Molybdenum and phosphorus limitation of moss-associated nitrogen fixation in boreal ecosystems

• Published in: The New phytologist Vol. 214; no. 1; pp. 97 - 107
• Main Authors: Rousk, Kathrin, Degboe, Jefferson, Michelsen, Anders, Bradley, Robert, Bellenger, Jean‐Philippe
• Format: Journal Article
• Language: English
• Published: England New Phytologist Trust 01.04.2017; Wiley Subscription Services, Inc
• Subjects: Acetylene - metabolism; Acetylene reduction; biological nitrogen fixation; Biomass; Boreal forests; Bryophyta - physiology; Cyanobacteria; Cyanobacteria - drug effects; Cyanobacteria - metabolism; Ecological function; Ecosystem; Ecosystems; field experimentation; Field tests; Growing season; Hylocomium splendens; latitude; Molybdenum; molybdenum (Mo); Molybdenum - pharmacology; Mosses; mosses and liverworts; nitrogen; Nitrogen fixation; Nitrogen Fixation - drug effects; Nitrogen Isotopes; nitrogenase; nutrients; phosphorus; phosphorus (P); Phosphorus - pharmacology; Picea; Pleurozium schreberi; stable isotopes; subarctic tundra; Tracer techniques; Tundra; boreal forests; cyanobacteria; subarctic tundra; biological nitrogen fixation; molybdenum (Mo); Hylocomium splendens; Pleurozium schreberi; phosphorus (P)
• ISSN: 0028-646X; 1469-8137; 1469-8137
• DOI: 10.1111/nph.14331

Biological nitrogen fixation (BNF) performed by moss-associated cyanobacteria is one of the main sources of new nitrogen (N) input in pristine, high-latitude ecosystems. Yet, the nutrients that limit BNF remain elusive. Here, we tested whether this important ecosystem function is limited by the availability of molybdenum (Mo), phosphorus (P), or both. BNF in dominant mosses was measured with the acetylene reduction assay (ARA) at different time intervals following Mo and P additions, in both laboratory microcosms with mosses from a boreal spruce forest and field plots in subarctic tundra. We further used a 15N2 tracer technique to assess the ARA to N2 fixation conversion ratios at our subarctic site.

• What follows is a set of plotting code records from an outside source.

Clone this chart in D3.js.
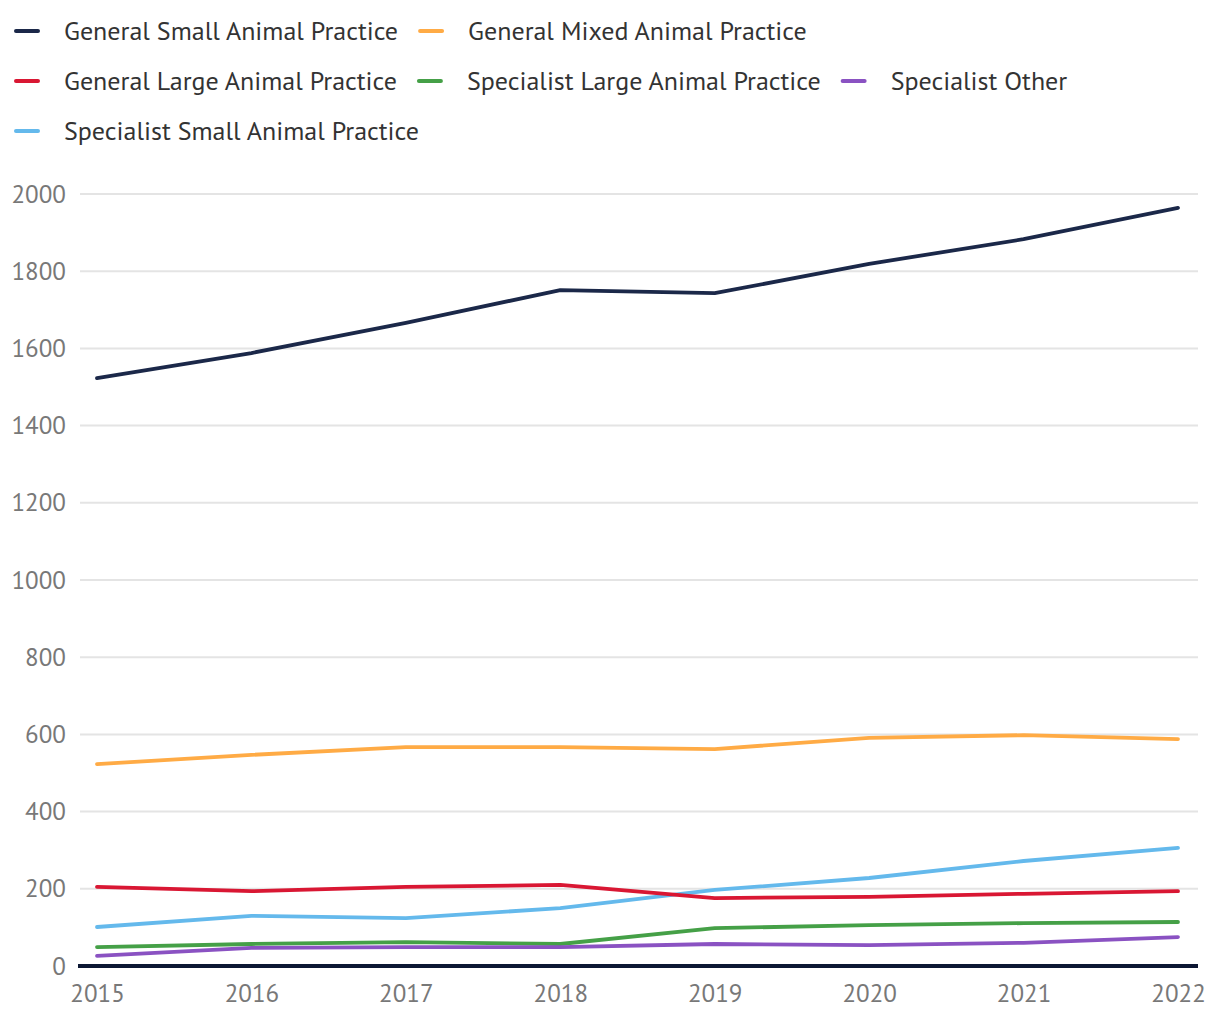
<!DOCTYPE html>
<html><head><meta charset="utf-8">
<script src="https://cdn.jsdelivr.net/npm/d3@7"></script>
<style>
html,body{margin:0;padding:0;background:#fff;}
svg{display:block;font-family:"PT Sans",Lato,"Noto Sans",sans-serif;}
</style></head>
<body><svg id="chart" width="1220" height="1020"></svg>
<script>
const years = [2015, 2016, 2017, 2018, 2019, 2020, 2021, 2022];
const seriesNames = ["General Small Animal Practice", "General Mixed Animal Practice", "General Large Animal Practice", "Specialist Large Animal Practice", "Specialist Other", "Specialist Small Animal Practice"];
const seriesColors = ["#1b2849", "#ffab45", "#d91733", "#45a047", "#8a52c2", "#64b9ec"];
const generalSmall = [1523, 1588, 1666, 1751, 1743, 1819, 1883, 1964];
const generalMixed = [523, 547, 567, 567, 562, 591, 598, 588];
const generalLarge = [205, 194, 205, 210, 176, 179, 187, 194];
const specialistLarge = [49, 57, 62, 57, 98, 106, 111, 114];
const specialistOther = [26, 47, 49, 49, 57, 54, 60, 75];
const specialistSmall = [101, 130, 124, 150, 197, 228, 272, 306];
const yTicks = [0, 200, 400, 600, 800, 1000, 1200, 1400, 1600, 1800, 2000];

const seriesValues = [generalSmall, generalMixed, generalLarge, specialistLarge, specialistOther, specialistSmall];
const svg = d3.select("#chart");

// Legend
const legend = svg.append("g");
let lx = 14, ly = 31;
seriesNames.forEach((name, i) => {
  const g = legend.append("g");
  g.append("line").attr("x1", 2).attr("x2", 24).attr("y1", 0).attr("y2", 0)
    .attr("stroke", seriesColors[i]).attr("stroke-width", 4).attr("stroke-linecap", "round");
  const t = g.append("text").attr("x", 50).attr("y", 0).attr("dy", "0.35em")
    .attr("font-size", 26).attr("fill", "#333").text(name);
  const w = 50 + t.node().getComputedTextLength();
  if (lx + w > 1200) { lx = 14; ly += 50; }
  g.attr("transform", `translate(${lx},${ly})`);
  lx += w + 20;
});

const x = d3.scalePoint().domain(years).range([97, 1178]);
const y = d3.scaleLinear().domain([0, 2000]).range([966, 194]);

// Gridlines
const grid = svg.append("g");
grid.selectAll("line").data(yTicks.filter(d => d > 0)).join("line")
  .attr("x1", 80).attr("x2", 1198).attr("y1", d => y(d)).attr("y2", d => y(d))
  .attr("stroke", "#e4e4e4").attr("stroke-width", 2);

// Y axis labels
const yAxis = d3.axisLeft(y).tickValues(yTicks).tickSize(0).tickPadding(0).tickFormat(d3.format("d"));
const ya = svg.append("g").attr("transform", "translate(66,0)").call(yAxis).attr("font-family", null).attr("font-size", null);
ya.select(".domain").remove();
ya.selectAll("text").attr("font-size", 25).attr("fill", "#787878");

// Lines
const line = d3.line().x((d, i) => x(years[i])).y(d => y(d));
const order = [0, 1, 5, 2, 3, 4];
order.forEach(i => {
  svg.append("path").datum(seriesValues[i]).attr("d", line)
    .attr("fill", "none").attr("stroke", seriesColors[i]).attr("stroke-width", 3.8)
    .attr("stroke-linecap", "round").attr("stroke-linejoin", "round");
});

// X axis
svg.append("line").attr("x1", 78).attr("x2", 1198).attr("y1", y(0)).attr("y2", y(0))
  .attr("stroke", "#0c1733").attr("stroke-width", 4);
const xAxis = d3.axisBottom(x).tickSize(0).tickPadding(0).tickFormat(d3.format("d"));
const xa = svg.append("g").attr("transform", "translate(0,1002)").call(xAxis).attr("font-family", null).attr("font-size", null);
xa.select(".domain").remove();
xa.selectAll("text").attr("font-size", 25).attr("fill", "#787878").attr("dy", "0").attr("y", 0);
</script></body></html>
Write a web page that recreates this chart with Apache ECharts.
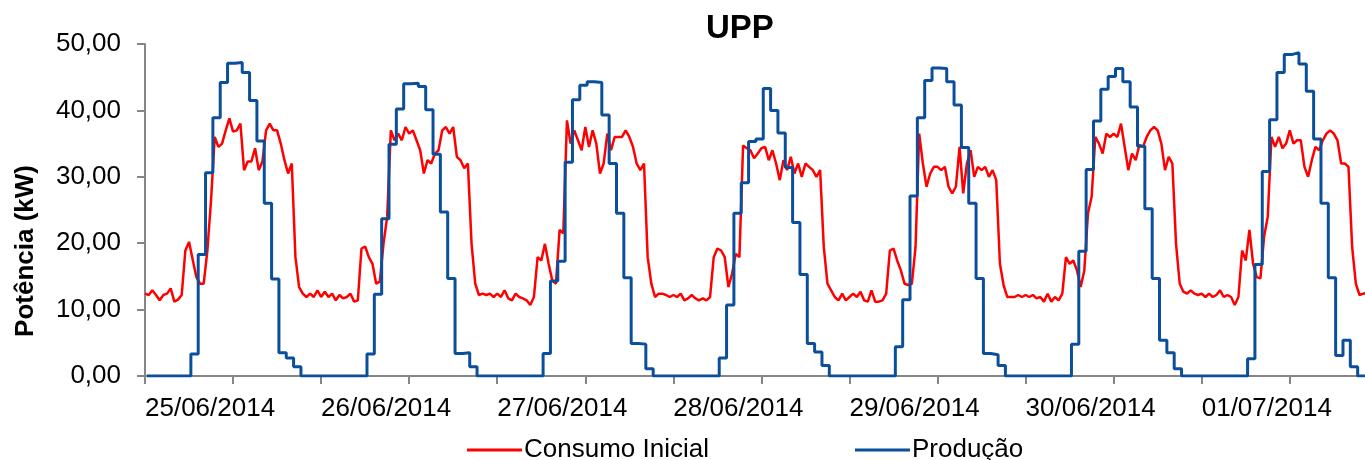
<!DOCTYPE html>
<html>
<head>
<meta charset="utf-8">
<title>UPP</title>
<script src="https://cdn.jsdelivr.net/npm/echarts@6/dist/echarts.min.js"></script>
<style>
    html, body { margin: 0; padding: 0; background: #fff; }
    #chart { width: 1365px; height: 460px; }
</style>
</head>
<body>
<div id="chart"></div>
<script>
// dias no eixo x (rótulo no início de cada dia)
const dateLabels = ['25/06/2014', '26/06/2014', '27/06/2014', '28/06/2014', '29/06/2014', '30/06/2014', '01/07/2014']

// Consumo Inicial (kW), um valor a cada 30 min, por dia
const consumo25 = [12.4, 12.2, 12.9, 12.2, 11.4, 12.2, 12.4, 13.2, 11.2, 11.5, 12.2, 18.9,
    20.2, 17.5, 14.9, 13.9, 13.9, 18.9, 26.5, 36.0, 34.5, 35.0, 37.0, 38.8,
    36.8, 37.0, 38.0, 31.0, 32.3, 32.3, 34.3, 31.0, 32.3, 37.0, 38.0, 37.0,
    37.0, 35.0, 32.5, 30.5, 32.0, 17.9, 13.4, 12.4, 11.9, 12.4, 11.9, 12.9]
const consumo26 = [11.9, 12.7, 11.9, 12.4, 11.4, 12.2, 11.7, 11.9, 12.4, 11.2, 11.4, 19.2,
    19.5, 17.9, 16.9, 13.9, 14.2, 19.9, 24.0, 37.0, 35.5, 36.5, 35.5, 37.5,
    36.5, 37.0, 35.5, 34.0, 30.5, 32.5, 32.0, 33.5, 34.0, 37.0, 37.5, 36.5,
    37.5, 33.0, 32.5, 31.3, 32.0, 19.9, 13.9, 12.2, 12.4, 12.2, 12.4, 11.9]
const consumo27 = [12.4, 11.9, 12.9, 11.7, 11.4, 12.4, 11.9, 11.7, 11.4, 10.7, 11.9, 17.9,
    17.4, 19.9, 16.9, 14.4, 13.9, 22.0, 21.5, 38.5, 35.0, 37.0, 35.5, 34.0,
    37.5, 34.5, 37.0, 35.0, 30.5, 32.0, 36.5, 34.0, 36.0, 36.0, 36.0, 37.0,
    36.0, 34.5, 32.0, 31.0, 32.0, 17.9, 13.9, 11.9, 12.4, 12.4, 12.2, 11.9]
const consumo28 = [12.2, 11.9, 12.4, 11.4, 11.7, 12.2, 11.7, 11.4, 11.7, 11.4, 11.9, 17.9,
    19.2, 18.9, 17.9, 13.4, 15.4, 18.4, 17.9, 34.7, 34.3, 34.0, 32.8, 33.5,
    34.3, 34.5, 32.5, 34.0, 32.0, 29.5, 32.5, 31.0, 33.0, 30.5, 32.0, 30.0,
    32.0, 31.5, 31.0, 30.0, 31.0, 19.4, 13.9, 12.9, 11.9, 11.4, 12.4, 11.4]
const consumo29 = [11.9, 12.4, 11.9, 12.7, 11.4, 11.2, 12.9, 11.2, 11.2, 11.4, 12.4, 18.9,
    19.2, 17.4, 15.9, 13.9, 13.7, 13.9, 19.4, 36.5, 32.0, 28.5, 30.5, 31.5,
    31.5, 31.0, 31.5, 28.5, 27.5, 28.5, 34.5, 27.5, 32.0, 34.0, 30.0, 31.5,
    31.0, 31.5, 30.0, 31.0, 29.5, 16.9, 13.7, 11.9, 11.9, 11.9, 12.2, 11.9]
const consumo30 = [12.2, 11.9, 12.2, 11.7, 11.9, 11.2, 12.4, 11.2, 11.9, 11.4, 12.4, 17.9,
    16.9, 17.4, 15.9, 13.4, 15.9, 24.5, 27.0, 36.0, 35.0, 33.5, 36.5, 36.0,
    36.5, 36.0, 38.0, 34.5, 31.0, 33.5, 32.5, 34.8, 34.5, 36.0, 37.0, 37.5,
    37.0, 35.0, 31.0, 33.0, 32.0, 19.9, 13.9, 12.7, 12.4, 12.9, 12.4, 12.2]
const consumo01 = [12.4, 11.9, 12.4, 11.9, 12.2, 12.9, 11.9, 12.2, 11.9, 10.7, 11.9, 18.9,
    17.4, 22.0, 16.9, 14.9, 14.7, 21.0, 24.0, 36.0, 34.5, 36.0, 34.3, 35.0,
    37.0, 35.0, 35.5, 35.5, 31.5, 30.0, 32.5, 34.5, 34.0, 35.5, 36.5, 37.0,
    36.5, 35.5, 32.0, 32.0, 31.5, 19.4, 13.9, 12.2, 12.4, 12.5]

// Produção (kW), valor horário, por dia
const producao25 = [0, 0, 0, 0, 0, 0, 3.3, 18.3, 30.6, 38.9, 44.2, 47.1, 47.2, 45.7, 41.5, 35.4, 26.0, 14.6, 3.5, 2.7, 1.4, 0, 0, 0]
const producao26 = [0, 0, 0, 0, 0, 0, 3.3, 12.3, 23.7, 34.9, 40.2, 44.0, 44.1, 43.6, 40.1, 33.4, 24.7, 14.7, 3.4, 3.5, 1.4, 0, 0, 0]
const producao27 = [0, 0, 0, 0, 0, 0, 3.4, 14.3, 17.3, 32.2, 41.6, 43.8, 44.3, 44.2, 39.3, 32.0, 24.5, 14.8, 4.9, 4.8, 1.1, 0, 0, 0]
const producao28 = [0, 0, 0, 0, 0, 0, 2.7, 10.7, 24.5, 29.1, 35.3, 35.7, 43.3, 40.0, 36.6, 31.4, 23.1, 15.3, 4.9, 3.6, 1.6, 0, 0, 0]
const producao29 = [0, 0, 0, 0, 0, 0, 4.4, 11.5, 27.1, 38.9, 44.5, 46.4, 46.3, 44.3, 40.8, 34.4, 26.0, 14.7, 3.4, 3.2, 1.6, 0, 0, 0]
const producao30 = [0, 0, 0, 0, 0, 0, 4.8, 18.8, 31.1, 38.4, 43.2, 45.1, 46.3, 44.3, 40.5, 34.6, 25.2, 14.7, 5.4, 3.5, 1.1, 0, 0, 0]
const producao01 = [0, 0, 0, 0, 0, 0, 2.6, 16.8, 30.8, 38.6, 45.7, 48.4, 48.7, 47.0, 42.9, 35.7, 26.0, 14.8, 3.1, 5.4, 1.4, 0, 0]

const consumoDias = [consumo25, consumo26, consumo27, consumo28, consumo29, consumo30, consumo01]
const producaoDias = [producao25, producao26, producao27, producao28, producao29, producao30, producao01]

const yTicks = [0, 10, 20, 30, 40, 50]

// x em horas desde 25/06 00:00
const consumoData = []
consumoDias.forEach((dia, d) => {
    dia.forEach((v, i) => consumoData.push([d * 24 + i * 0.5, v]))
})
const producaoData = []
producaoDias.forEach((dia, d) => {
    dia.forEach((v, h) => producaoData.push([d * 24 + h + 0.25, v]))
})

const halfDayTicks = []
for (let t = 0; t < 166; t += 12) halfDayTicks.push(t)
const dayStarts = dateLabels.map((_, i) => i * 24)

const FONT = '"Liberation Sans", Arial, sans-serif'
const AXIS_COLOR = '#868686'

const chart = echarts.init(document.getElementById('chart'))

const option = {
    animation: false,
    backgroundColor: '#ffffff',
    title: {
        text: 'UPP',
        left: 701,
        top: 7,
        textStyle: {
            fontFamily: FONT,
            fontSize: 33,
            fontWeight: 'bold',
            color: '#000'
        }
    },
    legend: {
        left: 462,
        top: 432,
        icon: 'rect',
        itemWidth: 55,
        itemHeight: 3,
        itemGap: 146,
        data: ['Consumo Inicial', 'Produção'],
        textStyle: {
            fontFamily: FONT,
            fontSize: 26,
            color: '#000',
            padding: [0, 0, 0, -3]
        }
    },
    grid: {
        left: 145,
        right: 0,
        top: 44,
        bottom: 84
    },
    xAxis: {
        type: 'value',
        min: 0,
        max: 166.25,
        splitLine: { show: false },
        axisLine: {
            lineStyle: { color: AXIS_COLOR, width: 2 }
        },
        axisTick: {
            customValues: halfDayTicks,
            length: 8,
            lineStyle: { color: AXIS_COLOR, width: 2 }
        },
        axisLabel: {
            customValues: dayStarts,
            align: 'left',
            margin: 20,
            fontFamily: FONT,
            fontSize: 26,
            color: '#000',
            formatter: function (v) {
                return dateLabels[Math.round(v / 24)]
            }
        }
    },
    yAxis: {
        type: 'value',
        min: yTicks[0],
        max: yTicks[yTicks.length - 1],
        interval: 10,
        name: 'Potência (kW)',
        nameLocation: 'middle',
        nameGap: 106,
        nameTextStyle: {
            fontFamily: FONT,
            fontSize: 26,
            fontWeight: 'bold',
            color: '#000',
            padding: [0, 82, 0, 0]
        },
        splitLine: { show: false },
        axisLine: {
            show: true,
            lineStyle: { color: AXIS_COLOR, width: 2 }
        },
        axisTick: {
            show: true,
            length: 8,
            lineStyle: { color: AXIS_COLOR, width: 2 }
        },
        axisLabel: {
            margin: 24,
            fontFamily: FONT,
            fontSize: 26,
            color: '#000',
            formatter: function (v) {
                return v.toFixed(2).replace('.', ',')
            }
        }
    },
    series: [
        {
            name: 'Consumo Inicial',
            type: 'line',
            data: consumoData,
            symbol: 'none',
            lineStyle: { color: '#ff0000', width: 2.5 },
            itemStyle: { color: '#ff0000' }
        },
        {
            name: 'Produção',
            type: 'line',
            data: producaoData,
            step: 'end',
            symbol: 'none',
            lineStyle: { color: '#0b4f9c', width: 3 },
            itemStyle: { color: '#0b4f9c' }
        }
    ]
}

chart.setOption(option)
</script>
</body>
</html>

BNF was up to four-fold higher shortly after the addition of Mo, in both the laboratory and field experiments. A similar positive response to Mo was found in moss colonizing cyanobacterial biomass. As the growing season progressed, nitrogenase activity became progressively more P limited. The ARA: 15N2 ratios increased with increasing Mo additions. These findings show that N2 fixation activity as well as cyanobacterial biomass in dominant feather mosses from boreal forests and subarctic tundra are limited by Mo availability.